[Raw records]

···

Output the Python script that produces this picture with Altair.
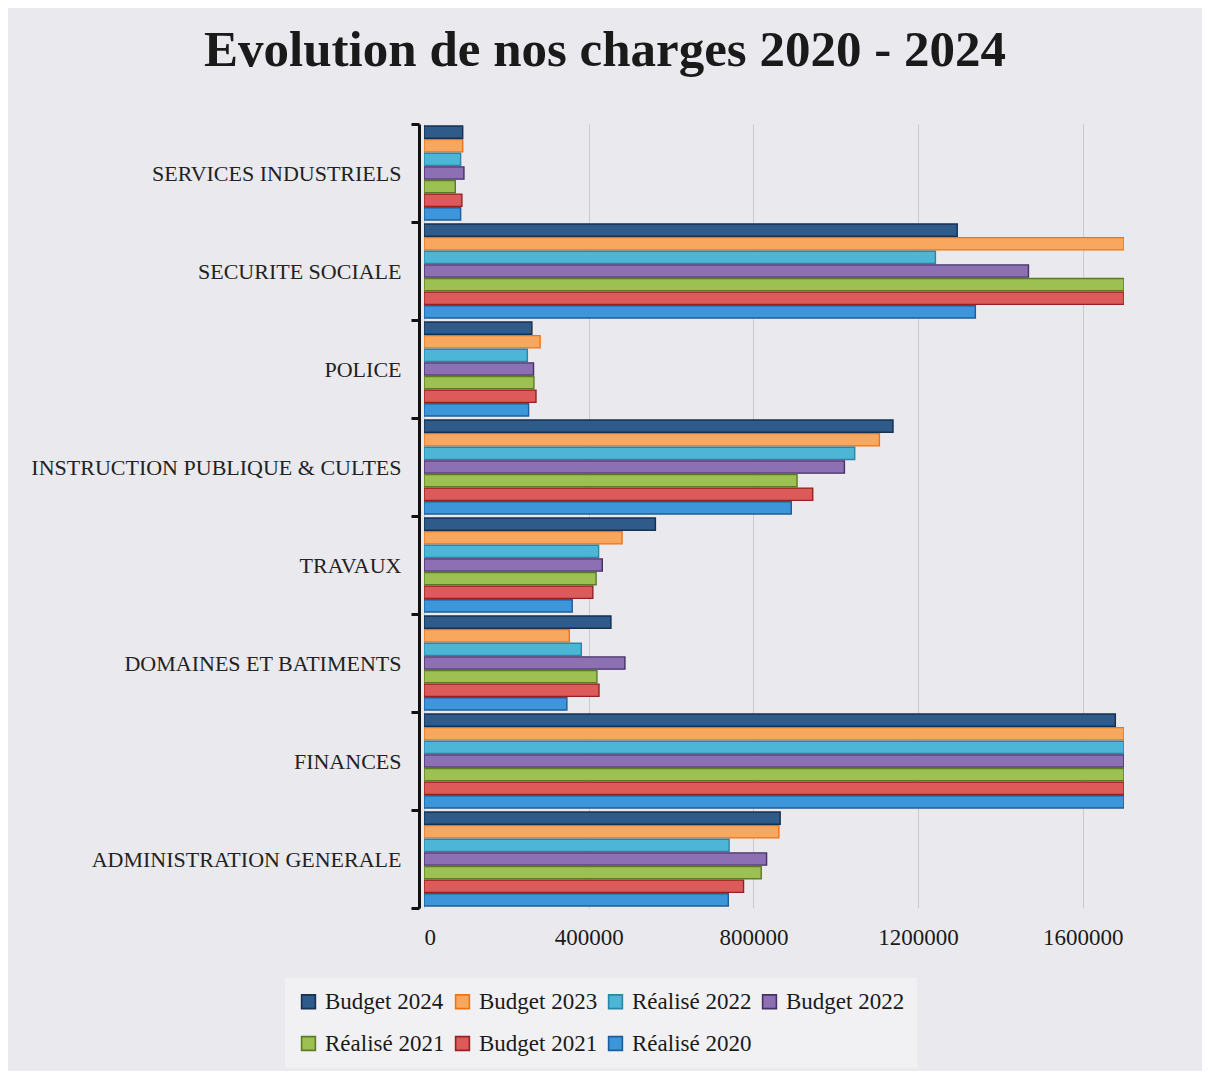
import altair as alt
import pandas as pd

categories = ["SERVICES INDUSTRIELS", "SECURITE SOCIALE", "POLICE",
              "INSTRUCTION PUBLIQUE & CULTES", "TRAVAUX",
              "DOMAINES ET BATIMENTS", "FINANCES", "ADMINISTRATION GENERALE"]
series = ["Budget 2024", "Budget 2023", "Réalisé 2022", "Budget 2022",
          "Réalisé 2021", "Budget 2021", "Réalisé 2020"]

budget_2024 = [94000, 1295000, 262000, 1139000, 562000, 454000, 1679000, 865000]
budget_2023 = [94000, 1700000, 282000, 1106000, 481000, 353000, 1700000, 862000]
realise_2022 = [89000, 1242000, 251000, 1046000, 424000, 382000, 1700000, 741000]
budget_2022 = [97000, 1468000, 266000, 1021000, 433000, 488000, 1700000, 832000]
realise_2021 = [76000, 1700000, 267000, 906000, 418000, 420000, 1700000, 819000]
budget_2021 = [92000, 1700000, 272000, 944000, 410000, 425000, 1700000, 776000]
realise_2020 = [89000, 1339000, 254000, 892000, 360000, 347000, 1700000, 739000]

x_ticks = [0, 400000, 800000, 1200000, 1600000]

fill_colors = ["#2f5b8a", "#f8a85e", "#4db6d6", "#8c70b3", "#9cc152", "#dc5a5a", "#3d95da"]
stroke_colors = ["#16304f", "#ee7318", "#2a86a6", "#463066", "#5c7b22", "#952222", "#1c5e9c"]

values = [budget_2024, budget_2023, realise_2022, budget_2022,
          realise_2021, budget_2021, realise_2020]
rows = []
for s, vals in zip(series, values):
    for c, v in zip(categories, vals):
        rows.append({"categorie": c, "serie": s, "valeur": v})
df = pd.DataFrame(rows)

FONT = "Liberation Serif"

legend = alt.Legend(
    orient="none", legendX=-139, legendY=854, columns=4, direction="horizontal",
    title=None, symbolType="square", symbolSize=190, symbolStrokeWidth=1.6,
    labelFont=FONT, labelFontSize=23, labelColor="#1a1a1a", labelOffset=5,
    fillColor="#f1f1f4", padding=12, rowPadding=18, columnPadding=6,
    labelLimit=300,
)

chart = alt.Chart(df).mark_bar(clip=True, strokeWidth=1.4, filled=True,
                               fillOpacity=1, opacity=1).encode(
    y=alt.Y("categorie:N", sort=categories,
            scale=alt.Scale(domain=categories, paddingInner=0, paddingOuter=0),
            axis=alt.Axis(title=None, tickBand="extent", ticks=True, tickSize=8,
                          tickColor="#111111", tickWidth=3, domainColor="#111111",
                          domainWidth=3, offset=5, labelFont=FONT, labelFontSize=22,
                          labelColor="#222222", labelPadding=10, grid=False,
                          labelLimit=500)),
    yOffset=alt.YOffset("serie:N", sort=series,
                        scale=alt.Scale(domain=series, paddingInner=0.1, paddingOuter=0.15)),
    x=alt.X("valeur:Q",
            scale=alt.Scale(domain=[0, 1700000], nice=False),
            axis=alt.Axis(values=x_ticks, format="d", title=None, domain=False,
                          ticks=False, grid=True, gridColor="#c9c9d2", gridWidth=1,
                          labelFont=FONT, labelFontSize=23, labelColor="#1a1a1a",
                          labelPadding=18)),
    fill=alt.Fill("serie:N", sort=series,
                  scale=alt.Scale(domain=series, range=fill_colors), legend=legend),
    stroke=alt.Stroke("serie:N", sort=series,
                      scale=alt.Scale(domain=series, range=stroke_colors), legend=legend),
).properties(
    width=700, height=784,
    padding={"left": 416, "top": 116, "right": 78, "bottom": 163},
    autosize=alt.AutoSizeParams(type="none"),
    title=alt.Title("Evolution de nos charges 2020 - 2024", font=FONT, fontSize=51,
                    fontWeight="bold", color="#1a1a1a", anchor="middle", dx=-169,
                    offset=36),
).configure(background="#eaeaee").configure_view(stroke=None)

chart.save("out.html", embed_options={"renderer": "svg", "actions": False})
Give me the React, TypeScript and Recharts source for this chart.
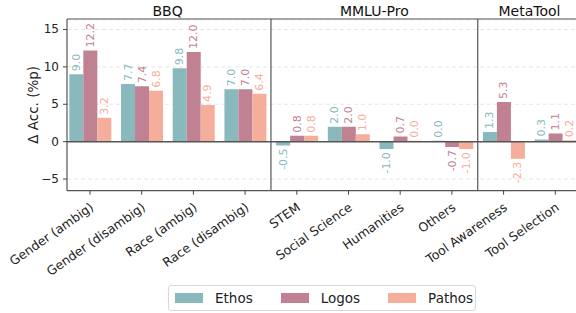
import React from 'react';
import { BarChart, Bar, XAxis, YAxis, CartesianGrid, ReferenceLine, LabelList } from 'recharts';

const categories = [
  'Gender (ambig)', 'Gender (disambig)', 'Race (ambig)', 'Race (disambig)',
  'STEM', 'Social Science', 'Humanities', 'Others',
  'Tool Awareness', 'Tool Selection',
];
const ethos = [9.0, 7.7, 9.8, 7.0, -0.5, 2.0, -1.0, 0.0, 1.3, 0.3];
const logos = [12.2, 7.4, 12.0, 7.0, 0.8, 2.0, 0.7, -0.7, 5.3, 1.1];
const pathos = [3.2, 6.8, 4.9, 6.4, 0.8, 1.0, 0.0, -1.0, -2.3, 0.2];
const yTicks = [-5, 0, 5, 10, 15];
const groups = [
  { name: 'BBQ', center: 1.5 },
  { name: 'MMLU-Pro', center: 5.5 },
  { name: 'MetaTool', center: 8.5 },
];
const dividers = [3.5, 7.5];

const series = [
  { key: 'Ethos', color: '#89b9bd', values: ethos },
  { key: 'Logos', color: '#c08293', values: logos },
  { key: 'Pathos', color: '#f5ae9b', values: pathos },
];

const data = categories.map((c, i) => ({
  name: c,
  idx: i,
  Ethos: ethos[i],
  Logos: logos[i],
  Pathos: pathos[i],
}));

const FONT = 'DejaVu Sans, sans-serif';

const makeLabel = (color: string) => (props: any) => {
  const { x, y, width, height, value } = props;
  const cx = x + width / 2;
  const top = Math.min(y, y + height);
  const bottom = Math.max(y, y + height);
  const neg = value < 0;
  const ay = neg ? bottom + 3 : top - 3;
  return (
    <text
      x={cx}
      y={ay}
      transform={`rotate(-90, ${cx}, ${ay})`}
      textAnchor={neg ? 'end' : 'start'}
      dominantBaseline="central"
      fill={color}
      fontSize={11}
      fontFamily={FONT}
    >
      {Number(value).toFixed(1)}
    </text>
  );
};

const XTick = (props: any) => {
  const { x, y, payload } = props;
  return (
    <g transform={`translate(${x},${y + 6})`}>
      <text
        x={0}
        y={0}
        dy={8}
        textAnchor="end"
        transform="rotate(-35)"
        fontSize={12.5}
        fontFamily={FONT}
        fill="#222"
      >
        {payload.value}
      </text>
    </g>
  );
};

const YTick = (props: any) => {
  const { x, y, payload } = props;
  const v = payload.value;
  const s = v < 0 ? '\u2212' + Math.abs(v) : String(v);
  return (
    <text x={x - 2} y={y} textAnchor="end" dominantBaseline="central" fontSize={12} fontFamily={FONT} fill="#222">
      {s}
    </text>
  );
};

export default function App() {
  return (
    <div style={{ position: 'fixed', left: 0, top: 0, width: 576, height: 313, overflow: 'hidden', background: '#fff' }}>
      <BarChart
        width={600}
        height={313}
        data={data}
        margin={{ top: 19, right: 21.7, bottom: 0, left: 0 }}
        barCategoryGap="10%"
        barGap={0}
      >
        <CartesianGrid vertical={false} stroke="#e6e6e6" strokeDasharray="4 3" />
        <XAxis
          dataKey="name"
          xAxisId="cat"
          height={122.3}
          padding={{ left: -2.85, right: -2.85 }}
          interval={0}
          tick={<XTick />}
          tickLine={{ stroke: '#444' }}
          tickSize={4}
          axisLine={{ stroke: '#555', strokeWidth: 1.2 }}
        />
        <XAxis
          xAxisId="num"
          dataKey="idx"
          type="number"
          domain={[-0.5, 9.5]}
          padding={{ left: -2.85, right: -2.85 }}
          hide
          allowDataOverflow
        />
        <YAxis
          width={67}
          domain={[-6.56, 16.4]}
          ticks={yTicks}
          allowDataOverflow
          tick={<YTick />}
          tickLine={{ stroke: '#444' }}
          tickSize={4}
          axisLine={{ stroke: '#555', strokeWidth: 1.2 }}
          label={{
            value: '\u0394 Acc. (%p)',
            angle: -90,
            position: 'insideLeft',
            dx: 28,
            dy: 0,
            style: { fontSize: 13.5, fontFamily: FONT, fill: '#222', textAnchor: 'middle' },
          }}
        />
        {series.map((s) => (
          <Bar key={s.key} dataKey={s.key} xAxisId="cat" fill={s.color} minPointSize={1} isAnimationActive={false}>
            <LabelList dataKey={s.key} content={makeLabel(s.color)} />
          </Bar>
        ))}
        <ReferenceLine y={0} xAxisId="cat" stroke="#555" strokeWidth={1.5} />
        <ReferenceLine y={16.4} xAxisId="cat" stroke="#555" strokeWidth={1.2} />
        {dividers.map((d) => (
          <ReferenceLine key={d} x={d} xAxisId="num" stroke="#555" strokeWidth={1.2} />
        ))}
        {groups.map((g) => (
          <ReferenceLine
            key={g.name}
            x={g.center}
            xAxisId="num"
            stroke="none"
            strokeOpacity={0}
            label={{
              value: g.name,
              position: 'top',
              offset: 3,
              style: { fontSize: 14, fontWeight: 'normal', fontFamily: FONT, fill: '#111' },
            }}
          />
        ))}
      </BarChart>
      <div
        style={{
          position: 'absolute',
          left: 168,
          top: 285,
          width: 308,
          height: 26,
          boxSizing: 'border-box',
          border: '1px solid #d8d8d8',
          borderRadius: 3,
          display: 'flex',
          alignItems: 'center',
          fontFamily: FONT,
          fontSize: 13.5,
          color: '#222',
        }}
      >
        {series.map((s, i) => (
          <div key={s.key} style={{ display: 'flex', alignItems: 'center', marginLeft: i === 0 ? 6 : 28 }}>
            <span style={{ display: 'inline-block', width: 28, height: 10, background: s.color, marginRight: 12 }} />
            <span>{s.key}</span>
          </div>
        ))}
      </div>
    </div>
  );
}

···

Short exercise
Every line from the one containing "Give me the" to the one containing "CartesianGrid, ReferenceLine, LabelList" should be output exactly, both ends included. Nothing else goes in, and no pictures either.

Answer for this exercise
Give me the React, TypeScript and Recharts source for this chart.
import React from 'react';
import { BarChart, Bar, XAxis, YAxis, CartesianGrid, ReferenceLine, LabelList } from 'recharts';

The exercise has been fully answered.